These economic factors combined with an age Ag fleet that needs updated, especially if they’re going to take advantage of the improved technologies that are coming, along with the continuing historically low inventory levels that we’re seeing in large Ag, both in use equipment and new equipment at dealers, all this really pushes and forms a strong foundation for solid demand for large Ag to continue into the foreseeable future.

So elaborate a bit further on that, these market forces combined with the delays in order deliveries from the OEMs due to related production challenges, provide further indication of good support momentum for a multiyear demand cycle in large Ag.

On the other side of the equation, with the shortfalls in OEM new equipment deliveries, we are seeing in our business solid aftermarket demand reflecting the needs for replacement tires in the midst of these shortages and available equipment. But it also illustrates the strength of our LSW product portfolio that simply makes existing equipment perform better.

As reiterated recently by the major OEMs, it still does not appear likely that you’re going to see 2022 OEM production levels really move the needle much with the low -- the historically low dealer inventories and large Ag. So, therefore, you’re really looking at 2023 before meaningful inventory replenishment could take place and that unmet 2022 demands -- retail demand is going to carry forward into the future. Again, the point being, there are a good number of positive forces in the Ag sector and it definitely appears this positive wave is going to keep flowing.

Now Ag is clearly an important driver of our company, but let’s move over from the Ag world to Earthmoving and Construction, as a reminder that’s a little over 35% of our business. Our undercarriage business ITM is a significant driver of this segment for us and ITM had just flat out an excellent quarter.

The strong results were driven by solid OEM demand in all major geographies and along with that OEM performance, we had good growth in our aftermarket business. We stated last quarter and still believe the outlook for EMC -- our EMC segment looks promising as we’re basing that foundation on a good order book. And we’re also seeing continuing growth in our mining replacement parts where the market looks favorably supported by the production activity that’s taking place.

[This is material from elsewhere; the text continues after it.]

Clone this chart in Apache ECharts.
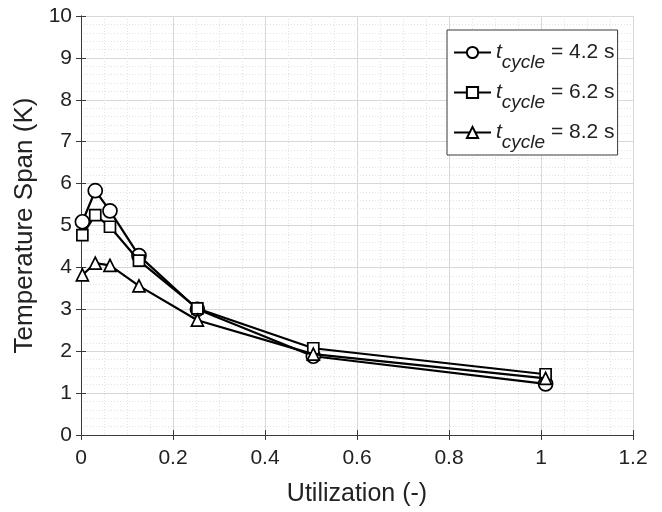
<!DOCTYPE html>
<html>
<head>
<meta charset="utf-8">
<script src="https://cdn.jsdelivr.net/npm/echarts@6/dist/echarts.min.js"></script>
<style>html,body{margin:0;padding:0;background:#fff;}#c{width:662px;height:512px;}</style>
</head>
<body>
<div id="c"></div>
<script>
const utilization = [0.003, 0.031, 0.063, 0.126, 0.253, 0.505, 1.01];
const span42 = [5.09, 5.83, 5.35, 4.28, 3.00, 1.88, 1.22];
const span62 = [4.77, 5.25, 4.97, 4.16, 3.02, 2.07, 1.45];
const span82 = [3.82, 4.10, 4.05, 3.56, 2.74, 1.93, 1.35];
const seriesNames = ['4.2 s', '6.2 s', '8.2 s'];
const seriesSymbols = ['circle', 'rect', 'triangle'];
const seriesSizes = [14, 11, 12];
const xTicks = [0, 0.2, 0.4, 0.6, 0.8, 1, 1.2];
const yTicks = [0, 1, 2, 3, 4, 5, 6, 7, 8, 9, 10];

const FONT = 'Liberation Sans, Arial, sans-serif';
const AX = '#3a3a3a';
const TXT = '#222';
const values = [span42, span62, span82];

const series = values.map((v, i) => ({
  name: seriesNames[i],
  type: 'line',
  data: v.map((y, j) => [utilization[j], y]),
  symbol: seriesSymbols[i],
  symbolSize: seriesSizes[i],
  lineStyle: { color: '#000', width: 2.2 },
  itemStyle: { color: '#fff', borderColor: '#000', borderWidth: 1.7 },
  z: 2 + i,
  animation: false
}));

const chart = echarts.init(document.getElementById('c'), null, { renderer: 'canvas' });
chart.setOption({
  backgroundColor: '#fff',
  animation: false,
  grid: { left: 81, top: 16, right: 29, bottom: 75, containLabel: false },
  xAxis: [{
    type: 'value', min: xTicks[0], max: xTicks[xTicks.length - 1], interval: 0.2,
    name: 'Utilization (-)', nameLocation: 'middle', nameGap: 47,
    nameTextStyle: { fontFamily: FONT, fontSize: 25, color: TXT },
    axisLine: { show: true, lineStyle: { color: AX, width: 1 } },
    axisTick: { show: true, inside: true, length: 5, lineStyle: { color: AX } },
    axisLabel: { fontFamily: FONT, fontSize: 21, color: TXT, margin: 13,
      formatter: v => String(parseFloat(v.toFixed(1))) },
    splitLine: { show: true, lineStyle: { color: '#d8d8d8', width: 1 } },
    minorTick: { show: false, splitNumber: 4 },
    minorSplitLine: { show: true, lineStyle: { color: '#e2e2e2', width: 1, type: [1, 2] } }
  }, {
    type: 'value', min: xTicks[0], max: xTicks[xTicks.length - 1], interval: 0.2, position: 'top',
    axisLine: { show: true, lineStyle: { color: AX, width: 1 } },
    axisTick: { show: true, inside: true, length: 5, lineStyle: { color: AX } },
    axisLabel: { show: false }, splitLine: { show: false }
  }],
  yAxis: [{
    type: 'value', min: yTicks[0], max: yTicks[yTicks.length - 1], interval: 1,
    name: 'Temperature Span (K)', nameLocation: 'middle', nameGap: 43,
    nameTextStyle: { fontFamily: FONT, fontSize: 26, color: TXT },
    axisLine: { show: true, lineStyle: { color: AX, width: 1 } },
    axisTick: { show: true, inside: true, length: 5, lineStyle: { color: AX } },
    axisLabel: { fontFamily: FONT, fontSize: 21, color: TXT, margin: 9 },
    splitLine: { show: true, lineStyle: { color: '#d8d8d8', width: 1 } },
    minorTick: { show: false, splitNumber: 5 },
    minorSplitLine: { show: true, lineStyle: { color: '#e2e2e2', width: 1, type: [1, 2] } }
  }, {
    type: 'value', min: yTicks[0], max: yTicks[yTicks.length - 1], interval: 1, position: 'right',
    axisLine: { show: true, lineStyle: { color: AX, width: 1 } },
    axisTick: { show: true, inside: true, length: 5, lineStyle: { color: AX } },
    axisLabel: { show: false }, splitLine: { show: false }
  }],
  legend: {
    orient: 'vertical', left: 447, top: 30,
    backgroundColor: '#fff', borderColor: AX, borderWidth: 1,
    padding: [12, 3, 3, 6], itemGap: 10, itemWidth: 37, itemHeight: 14,
    data: seriesNames,
    formatter: n => '{t|t}{s|cycle}{n| = ' + n + '}',
    textStyle: {
      fontFamily: FONT, color: TXT,
      rich: {
        t: { fontFamily: FONT, fontSize: 21, fontStyle: 'italic', lineHeight: 39, color: TXT },
        s: { fontFamily: FONT, fontSize: 19, fontStyle: 'italic', lineHeight: 18, verticalAlign: 'bottom', color: TXT },
        n: { fontFamily: FONT, fontSize: 21, lineHeight: 39, color: TXT }
      }
    }
  },
  series: series
});
</script>
</body>
</html>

So looking into the future, you’re going to get some infrastructure investments that will kick into gear and that’ll provide some further support beneath that demand. Also similar to Ag, there is a continuing production pressure at the OEMs to meet current orders and that really does again, like Ag provide a longer tail to this current demand cycle.

So wrapping things up, our expectations for 2022 remain strong and we expect continued topline and bottomline expansion relative to prior year. Obviously, the business climate these days has a lot of moving pieces that require attention and the ability to adjust rapidly. We have been consistently demonstrating our ability to navigate through these challenges and we have confidence in our team to continue to take the appropriate timely actions as needed.

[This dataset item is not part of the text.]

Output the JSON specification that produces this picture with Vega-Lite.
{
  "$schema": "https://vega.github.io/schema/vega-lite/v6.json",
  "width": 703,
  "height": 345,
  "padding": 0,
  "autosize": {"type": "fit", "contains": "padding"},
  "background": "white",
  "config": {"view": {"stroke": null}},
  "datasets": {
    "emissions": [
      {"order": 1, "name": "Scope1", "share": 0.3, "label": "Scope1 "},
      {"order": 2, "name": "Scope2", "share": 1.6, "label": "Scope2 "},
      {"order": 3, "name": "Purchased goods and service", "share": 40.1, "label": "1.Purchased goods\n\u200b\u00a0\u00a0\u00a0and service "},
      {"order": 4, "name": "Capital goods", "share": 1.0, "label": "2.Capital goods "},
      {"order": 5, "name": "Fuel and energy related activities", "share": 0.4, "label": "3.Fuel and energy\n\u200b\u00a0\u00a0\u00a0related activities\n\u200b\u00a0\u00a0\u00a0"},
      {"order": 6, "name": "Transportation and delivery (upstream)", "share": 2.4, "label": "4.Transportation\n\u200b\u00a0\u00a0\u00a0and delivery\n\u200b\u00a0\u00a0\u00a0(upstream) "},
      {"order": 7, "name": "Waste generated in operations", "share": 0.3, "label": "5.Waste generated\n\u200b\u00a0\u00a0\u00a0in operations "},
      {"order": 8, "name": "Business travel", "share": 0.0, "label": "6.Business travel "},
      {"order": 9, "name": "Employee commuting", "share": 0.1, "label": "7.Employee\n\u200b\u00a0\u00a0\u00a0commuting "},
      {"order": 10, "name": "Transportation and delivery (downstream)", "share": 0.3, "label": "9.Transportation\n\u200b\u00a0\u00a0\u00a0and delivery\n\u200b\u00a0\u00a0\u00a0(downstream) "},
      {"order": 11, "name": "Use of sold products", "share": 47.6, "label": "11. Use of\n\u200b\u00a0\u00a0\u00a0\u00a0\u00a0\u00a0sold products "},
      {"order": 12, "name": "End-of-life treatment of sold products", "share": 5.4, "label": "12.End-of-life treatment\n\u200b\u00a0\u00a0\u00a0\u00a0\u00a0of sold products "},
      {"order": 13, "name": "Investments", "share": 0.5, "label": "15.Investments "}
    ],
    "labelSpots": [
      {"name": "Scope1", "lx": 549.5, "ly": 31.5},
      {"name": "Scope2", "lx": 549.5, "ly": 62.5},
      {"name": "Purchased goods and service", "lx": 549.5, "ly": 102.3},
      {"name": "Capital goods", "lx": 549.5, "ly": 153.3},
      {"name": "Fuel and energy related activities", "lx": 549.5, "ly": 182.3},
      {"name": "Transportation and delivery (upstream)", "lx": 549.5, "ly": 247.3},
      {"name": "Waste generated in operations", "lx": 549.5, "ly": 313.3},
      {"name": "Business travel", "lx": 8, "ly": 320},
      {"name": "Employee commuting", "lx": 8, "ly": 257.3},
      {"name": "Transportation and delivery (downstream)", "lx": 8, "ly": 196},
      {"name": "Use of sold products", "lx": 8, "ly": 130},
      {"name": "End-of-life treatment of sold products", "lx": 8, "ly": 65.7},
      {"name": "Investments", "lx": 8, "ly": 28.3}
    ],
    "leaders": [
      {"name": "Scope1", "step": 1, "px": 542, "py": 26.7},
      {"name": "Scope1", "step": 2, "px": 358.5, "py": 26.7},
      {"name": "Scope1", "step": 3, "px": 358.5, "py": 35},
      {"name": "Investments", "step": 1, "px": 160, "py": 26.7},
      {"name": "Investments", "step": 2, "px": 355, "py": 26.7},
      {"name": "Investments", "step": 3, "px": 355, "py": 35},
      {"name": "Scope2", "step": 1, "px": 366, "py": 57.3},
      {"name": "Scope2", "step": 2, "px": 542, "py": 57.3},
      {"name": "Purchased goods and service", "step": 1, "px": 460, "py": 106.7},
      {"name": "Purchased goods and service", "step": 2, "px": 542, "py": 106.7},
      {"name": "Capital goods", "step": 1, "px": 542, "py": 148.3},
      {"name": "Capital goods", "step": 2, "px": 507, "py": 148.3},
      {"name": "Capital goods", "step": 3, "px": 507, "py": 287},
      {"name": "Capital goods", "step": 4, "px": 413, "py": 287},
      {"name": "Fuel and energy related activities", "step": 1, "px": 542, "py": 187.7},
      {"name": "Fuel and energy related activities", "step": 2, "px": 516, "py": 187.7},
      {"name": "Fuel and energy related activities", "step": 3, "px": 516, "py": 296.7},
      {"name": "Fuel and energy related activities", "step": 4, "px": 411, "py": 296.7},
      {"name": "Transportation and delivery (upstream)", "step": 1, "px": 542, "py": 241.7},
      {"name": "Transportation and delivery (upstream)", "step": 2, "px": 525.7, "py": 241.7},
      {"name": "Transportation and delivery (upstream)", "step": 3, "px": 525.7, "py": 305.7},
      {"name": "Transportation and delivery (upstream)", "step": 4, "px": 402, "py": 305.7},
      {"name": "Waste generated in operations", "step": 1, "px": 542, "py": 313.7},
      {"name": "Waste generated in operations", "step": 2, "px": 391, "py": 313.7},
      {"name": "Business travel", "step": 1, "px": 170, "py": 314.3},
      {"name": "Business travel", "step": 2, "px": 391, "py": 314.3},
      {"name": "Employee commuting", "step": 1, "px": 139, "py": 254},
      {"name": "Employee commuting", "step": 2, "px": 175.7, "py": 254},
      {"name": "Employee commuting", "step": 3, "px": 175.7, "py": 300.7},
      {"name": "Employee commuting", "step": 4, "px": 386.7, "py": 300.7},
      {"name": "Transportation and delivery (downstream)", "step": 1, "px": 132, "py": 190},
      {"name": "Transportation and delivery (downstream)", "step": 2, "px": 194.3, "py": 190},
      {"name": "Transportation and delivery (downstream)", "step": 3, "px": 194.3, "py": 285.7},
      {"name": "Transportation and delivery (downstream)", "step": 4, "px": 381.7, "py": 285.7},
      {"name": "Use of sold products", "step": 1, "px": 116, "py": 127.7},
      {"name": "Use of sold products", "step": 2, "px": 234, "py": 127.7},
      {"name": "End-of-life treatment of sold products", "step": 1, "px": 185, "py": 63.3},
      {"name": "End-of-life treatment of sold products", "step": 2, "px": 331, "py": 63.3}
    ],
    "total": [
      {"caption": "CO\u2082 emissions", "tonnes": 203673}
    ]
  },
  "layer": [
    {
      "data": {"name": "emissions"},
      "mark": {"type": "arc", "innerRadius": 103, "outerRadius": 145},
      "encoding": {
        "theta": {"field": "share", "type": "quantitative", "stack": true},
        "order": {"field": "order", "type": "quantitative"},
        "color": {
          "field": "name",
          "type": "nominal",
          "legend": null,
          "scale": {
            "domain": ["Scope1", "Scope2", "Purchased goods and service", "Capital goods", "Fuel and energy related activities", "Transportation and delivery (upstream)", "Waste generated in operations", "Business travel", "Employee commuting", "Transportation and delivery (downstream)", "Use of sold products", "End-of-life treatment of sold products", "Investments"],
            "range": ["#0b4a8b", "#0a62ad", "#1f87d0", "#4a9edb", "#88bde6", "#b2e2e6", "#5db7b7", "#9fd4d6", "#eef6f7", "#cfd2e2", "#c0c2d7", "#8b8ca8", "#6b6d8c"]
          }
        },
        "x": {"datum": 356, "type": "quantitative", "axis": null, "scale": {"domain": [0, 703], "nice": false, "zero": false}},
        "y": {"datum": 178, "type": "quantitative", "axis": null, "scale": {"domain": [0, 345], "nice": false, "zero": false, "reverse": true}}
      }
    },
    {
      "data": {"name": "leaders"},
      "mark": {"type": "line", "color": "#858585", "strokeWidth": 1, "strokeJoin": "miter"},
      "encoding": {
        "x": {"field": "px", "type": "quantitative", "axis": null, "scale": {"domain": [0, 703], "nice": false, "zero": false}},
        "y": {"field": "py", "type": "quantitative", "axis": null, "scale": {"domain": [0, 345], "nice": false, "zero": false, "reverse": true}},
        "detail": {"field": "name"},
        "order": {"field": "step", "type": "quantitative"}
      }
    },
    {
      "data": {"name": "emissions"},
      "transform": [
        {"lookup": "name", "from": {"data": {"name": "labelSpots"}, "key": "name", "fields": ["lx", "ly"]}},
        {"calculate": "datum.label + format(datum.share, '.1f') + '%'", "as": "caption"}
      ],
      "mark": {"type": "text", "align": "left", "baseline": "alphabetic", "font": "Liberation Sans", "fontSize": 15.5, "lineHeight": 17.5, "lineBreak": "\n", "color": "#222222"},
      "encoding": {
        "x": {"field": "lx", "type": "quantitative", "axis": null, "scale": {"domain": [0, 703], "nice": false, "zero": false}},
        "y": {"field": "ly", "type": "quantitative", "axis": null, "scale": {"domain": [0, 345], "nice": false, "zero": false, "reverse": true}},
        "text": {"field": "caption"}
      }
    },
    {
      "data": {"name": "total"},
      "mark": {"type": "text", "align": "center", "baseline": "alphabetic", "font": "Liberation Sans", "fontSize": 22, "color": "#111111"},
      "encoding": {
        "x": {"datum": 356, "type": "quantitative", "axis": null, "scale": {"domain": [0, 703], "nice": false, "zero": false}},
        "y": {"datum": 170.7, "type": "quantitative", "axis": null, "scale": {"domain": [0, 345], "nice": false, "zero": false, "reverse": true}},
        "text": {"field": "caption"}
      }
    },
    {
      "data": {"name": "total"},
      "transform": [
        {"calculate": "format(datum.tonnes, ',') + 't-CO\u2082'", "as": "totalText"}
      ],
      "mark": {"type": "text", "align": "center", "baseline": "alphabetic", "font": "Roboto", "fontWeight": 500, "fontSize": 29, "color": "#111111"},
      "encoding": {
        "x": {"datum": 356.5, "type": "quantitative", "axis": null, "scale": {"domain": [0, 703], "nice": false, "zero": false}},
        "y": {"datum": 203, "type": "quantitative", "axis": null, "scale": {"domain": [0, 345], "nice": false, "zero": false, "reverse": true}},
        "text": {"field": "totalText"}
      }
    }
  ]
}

Most importantly, I’m confident in the quality products our people build around the world every day and the important role these products play in meeting the evolving needs of our customers and the end users.

So given our strong Q2 performance and our current visibility in the second half of the year, we now expect 2022 full year sales of around $2.2 billion and we have increased our target for adjusted EBITDA to be between $240 million and $250 million. This will also drive improvements to free cash flow performance that is now expected to be in the range of $90 million to $100 million.

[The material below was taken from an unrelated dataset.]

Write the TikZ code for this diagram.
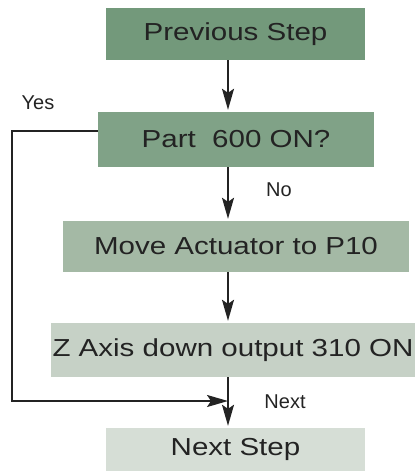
\documentclass[tikz,border=0pt]{standalone}
\usepackage{fontspec}
\setmainfont{Liberation Sans}
\newfontfamily\boxfont[FakeStretch=1.2]{Liberation Sans}
\usetikzlibrary{arrows.meta}
\definecolor{stepA}{RGB}{115,153,123}
\definecolor{stepB}{RGB}{128,162,135}
\definecolor{stepC}{RGB}{164,185,165}
\definecolor{stepD}{RGB}{198,209,198}
\definecolor{stepE}{RGB}{214,222,214}
\definecolor{ink}{RGB}{35,35,35}
\tikzset{
  stepbox/.style={rectangle, inner sep=0pt, text=ink,
    font=\boxfont\fontsize{24.6}{28}\selectfont},
  flow/.style={line width=1.8pt, draw=ink,
    -{Stealth[length=21pt,width=12pt,inset=4pt]}, shorten >=2pt},
  lbl/.style={text=ink, font=\fontsize{20}{24}\selectfont, inner sep=0pt}
}
\begin{document}
\begin{tikzpicture}[x=1pt,y=-1pt]
\useasboundingbox (0,0) rectangle (415,471);
% process boxes
\node[stepbox, fill=stepA, minimum width=259pt, minimum height=52pt] (prev) at (235.5,34) {Previous Step};
\node[stepbox, fill=stepB, minimum width=276pt, minimum height=55pt] (part) at (236,139.5) {Part\ \ 600 ON?};
\node[stepbox, fill=stepC, minimum width=346pt, minimum height=51pt] (move) at (236,246.5) {Move Actuator to P10};
\node[stepbox, fill=stepD, minimum width=364pt, minimum height=54pt] (zaxis) at (233,350) {Z Axis down output 310 ON};
\node[stepbox, fill=stepE, minimum width=259pt, minimum height=43pt] (next) at (235.5,449.5) {Next Step};
% main flow line
\coordinate (mainx) at (228,0);
\draw[flow] (prev.south -| mainx) -- (part.north -| mainx);
\draw[flow] (part.south -| mainx) -- (move.north -| mainx);
\draw[flow] (move.south -| mainx) -- (zaxis.north -| mainx);
\draw[flow] (zaxis.south -| mainx) -- (next.north -| mainx);
% "Yes" bypass loop
\coordinate (yesy) at (0,131);
\coordinate (loopc) at (12,401);
\coordinate (join) at (228,401);
\draw[flow, shorten >=0pt] (part.west |- yesy) -| (loopc) -- (join);
% branch labels
\node[lbl] (yes) at (38,103) {Yes};
\node[lbl] (no) at (279,190) {No};
\node[lbl] (nxt) at (285,402) {Next};
\end{tikzpicture}
\end{document}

With that, I’d now like to turn the call over to David.

David Martin

Hey. Thanks, Paul, and good morning to everyone on the call today. The momentum we have seen in our business is significant. As you can see our sales remain very strong. But more importantly, our margin performance was of note and our cash flow came through at like we expected, as our teams continue to drive very hard.

So here are a few key stats on this quarter’s performance. We saw our eighth quarter of sequential sales growth and was the strongest sales quarter since Q2 of 2013. Net sales grew 3% sequentially from Q1 and 31% from Q2 last year. Keep in mind, we sold the Australian business at the end of March, which had a 2% impact on sales this quarter.

Our gross profit grew by 78% from last year and our margin reached 19%. Our adjusted EBITDA was $100 -- was $82 million, which increased $25 million from last quarter and $45 million from Q2 last year. On a trailing 12-month basis, adjusted EBITDA now stands at $210 million.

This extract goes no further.